Narach Philosophy

THE VEDAS AND THE METHOD OF INTERPRETATION (PART-2)


The Mimansa later on tells us again that one of the reasons why it is necessary to change the form of words, by dividing them into parts, is that the common meaning involves a censure on the actions of gods, who are otherwise esteemed and regarded as good; and it mentions Indra specially in this connection.

As it is impossible to conceive that they are guilty of misconduct, the Mimansa tells us to see if it is possible to get a different and more suitable meaning out of the same words. So, we hit upon this method of interpretation, by the means of which we divide words into the parts which comprise them, and find that they bear a very different meaning, which involves no censure on anyone, which has a reference to the laws of Nature, and is consistent in this sense throughout.

The Mimansa tells us that this method applies to the text of the Smrtis too. And so if we apply it, we shall find that the real meaning of the great Epics and Puranas is very different from what it is commonly believed to be.

For instance, we find that if we accept the common meaning of the text, a number of actions of the gods and heroes who figure in these works,- Krishna in particular and even Rama - are not free from censure. But if we adopt this method of interpretation, we find that the whole idea is very different; and the entire "story" is transformed into a narrative of the different systems of philosophy and religion. This has been explained in the case of the Mahabharata, and a similar explanation of the Ramayana and the Bhagavat Purana, which includes an account of all the principal incarnations of Vishnu, will follow in due course. As these constitute the subject matter of a large number of Puranas, it would be found that this method of interpretation applies to the entire range of the sacred books of the Hindus; and that is what the Mimansa tells us.

The sacred books, when properly interpreted, refer to action of all kinds; but more specially in connection with the Gunas, which are associated with Prakrti. It is not difficult to give a rational explanation of why a word should be divided into parts to give its correct meaning; but there are cases where words do not need to be altered in this way, and their common meaning remains. We cannot lay down any hard and fast rules to get the real meaning of words; and the only test is that it should fit into the context. That is the proof of its correctness, and of the glory and greatness of the Vedas. But it must fill all gaps and be taken as whole.

Character of a name: There are some who believe that, in such a case, when a name is given to an object, the rule should be that there should be a clear mention of the Gunas. But this is not possible, for a name may refer to two equal actions; and in such a case a single word would need to have another meaning too.
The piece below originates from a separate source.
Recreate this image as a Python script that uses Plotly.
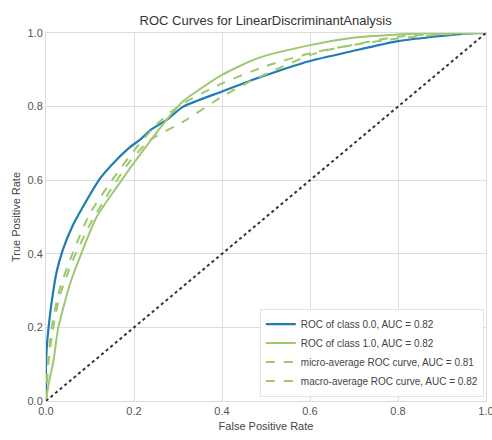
import plotly.graph_objects as go

# ---- data ----
class0_fpr = [0, 0, 0.002, 0.005, 0.013, 0.024, 0.038, 0.06, 0.085, 0.123, 0.16, 0.191, 0.214, 0.236,
              0.274, 0.312, 0.4, 0.48, 0.6, 0.69, 0.8, 0.9, 0.964, 1.0]
class0_tpr = [0, 0.1, 0.15, 0.19, 0.27, 0.35, 0.41, 0.475, 0.53, 0.605, 0.655, 0.69, 0.71, 0.735,
              0.764, 0.80, 0.841, 0.877, 0.924, 0.949, 0.978, 0.992, 0.999, 1.0]

class1_fpr = [0, 0.005, 0.017, 0.028, 0.055, 0.08, 0.115, 0.16, 0.214, 0.274, 0.312, 0.4, 0.48,
              0.6, 0.69, 0.8, 0.9, 1.0]
class1_tpr = [0, 0.04, 0.11, 0.20, 0.32, 0.40, 0.50, 0.58, 0.67, 0.764, 0.815, 0.886, 0.931,
              0.967, 0.986, 0.996, 1.0, 1.0]

micro_fpr = [0, 0.005, 0.015, 0.03, 0.06, 0.1, 0.145, 0.19, 0.236, 0.312, 0.4, 0.47, 0.6, 0.645,
             0.8, 0.9, 1.0]
micro_tpr = [0, 0.10, 0.19, 0.28, 0.38, 0.48, 0.57, 0.65, 0.709, 0.759, 0.827, 0.872, 0.94, 0.955,
             0.99, 0.998, 1.0]

macro_fpr = [0, 0.005, 0.013, 0.03, 0.06, 0.1, 0.15, 0.2, 0.25, 0.3, 0.4, 0.5, 0.6, 0.7, 0.8, 0.9, 1.0]
macro_tpr = [0, 0.11, 0.20, 0.30, 0.40, 0.51, 0.60, 0.68, 0.75, 0.80, 0.863, 0.91, 0.945, 0.968,
             0.985, 0.996, 1.0]

labels = ["ROC of class 0.0, AUC = 0.82", "ROC of class 1.0, AUC = 0.82",
          "micro-average ROC curve, AUC = 0.81", "macro-average ROC curve, AUC = 0.82"]
diag = [0, 1]
ticks = [0, 0.2, 0.4, 0.6, 0.8, 1.0]
tick_text = ["0.0", "0.2", "0.4", "0.6", "0.8", "1.0"]

BLUE = "#1f7bb2"
GREEN = "#9dc870"
FONT = "Liberation Sans Narrow, Liberation Sans, Arial, sans-serif"

fig = go.Figure()
fig.add_trace(go.Scatter(x=class0_fpr, y=class0_tpr, mode="lines", name=labels[0],
                         line=dict(color=BLUE, width=2.2, shape="spline", smoothing=0.6)))
fig.add_trace(go.Scatter(x=class1_fpr, y=class1_tpr, mode="lines", name=labels[1],
                         line=dict(color=GREEN, width=2, shape="spline", smoothing=0.6)))
fig.add_trace(go.Scatter(x=micro_fpr, y=micro_tpr, mode="lines", name=labels[2],
                         line=dict(color=GREEN, width=2, dash="dash", shape="spline", smoothing=0.6)))
fig.add_trace(go.Scatter(x=macro_fpr, y=macro_tpr, mode="lines", name=labels[3],
                         line=dict(color=GREEN, width=2, dash="dash", shape="spline", smoothing=0.6)))
fig.add_trace(go.Scatter(x=diag, y=diag, mode="lines", showlegend=False,
                         line=dict(color="#333333", width=2, dash="dot")))

axis_common = dict(range=[0, 1], tickvals=ticks, ticktext=tick_text, showgrid=True,
                   gridcolor="#dcdcdc", gridwidth=1, zeroline=False, showline=True,
                   linecolor="#dcdcdc", linewidth=1, mirror=True, ticks="",
                   ticklabeloverflow="allow",
                   tickfont=dict(size=11, color="#555555", family=FONT),
                   title_font=dict(size=11, color="#444444", family=FONT))

fig.update_layout(
    width=492, height=440,
    margin=dict(l=46, r=6, t=33, b=39, autoexpand=False),
    paper_bgcolor="white", plot_bgcolor="white",
    title=dict(text="ROC Curves for LinearDiscriminantAnalysis", x=0.54, xanchor="center",
               y=1 - 20 / 440, yanchor="middle",
               font=dict(size=13, color="#333333", family=FONT)),
    xaxis=dict(title=dict(text="False Positive Rate", standoff=6), automargin=False, **axis_common),
    yaxis=dict(title=dict(text="True Positive Rate", standoff=4), automargin=False, **axis_common),
    legend=dict(x=0.995, y=0.012, xanchor="right", yanchor="bottom",
                bgcolor="rgba(255,255,255,0.9)", bordercolor="#e4e4e4", borderwidth=1,
                font=dict(size=10, color="#444444", family=FONT),
                itemwidth=30, tracegroupgap=0),
    showlegend=True,
)

fig.write_html("out.html")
There are others who maintain that a word and its attributes should go together; that we should not divide it into parts to get the idea of action; and that there should not be different rules in connection with different words. But this is not always possible; for if a word and its attribute should always go together, so should a word and the object to which it refers. Again, suppose there is mention of the word barhis (meaning sacrificial grass) and ajya (meaning clarified butter poured over the sacrificial fire) in the text, but no consecrating ceremony,- should we then say that these words have no meaning? We should, of course, agree that they have their ordinary meanings if they were used in connection with vessels of holy water required for a sacrifice. The same would be true in connection with another word,- nirmanthya (meaning, being stirred or churned). It is true that there is no variation in the meaning of the word Vaisva-deva (meaning, relating to all gods); and that is so because of the nature of what it signifies,- something that is perceptible to the senses, and requires no discussion of the thing itself; and if we were to give a different meaning to the word, it would make no sense at all. The idea of the Gunas, however, is different.

No fixed rules: As has already been observed, we cannot lay down any hard and fast rules to get the correct meaning of words; and their only test is their suitability in connection with the context. We must, however, remember that an attribute is meant to describe the characteristics of an object; and this requires that the attributes should be in their proper place, and that nothing should be meaningless; for the whole significance of the text depends on their use. This means that nothing should be left out.

Requirements of interpretation: Now, in order to interpret a Vedic text in the light of action or the law of creation, we have to show that the whole of it,- with all its names - remains unbroken when understood in this manner; whereas it makes little sense when understood in terms of the praise of the gods. It is not necessary that there should be any authority in support of this; for the authority is the manner in which we have to fix a meaning, when we are able to find a cause, and the text makes little sense. For instance, when there is a reference to an actor, there may be a number of causes for his action, and we have to find them out; and we fix the meaning of a word in the same manner. That is the proof of the correctness of our meaning,- namely, that it fits into the text; and testifies to the glory of the Vedas, and their wealth, and shows that the matters of which they speak are eternal.

The value of this interpretation lies in its ability to fill all gaps of thought in case of confused, doubtful or ambiguous expressions; but we have to understand it in the light of the meaning it yields, and conceive of it as part of a great whole.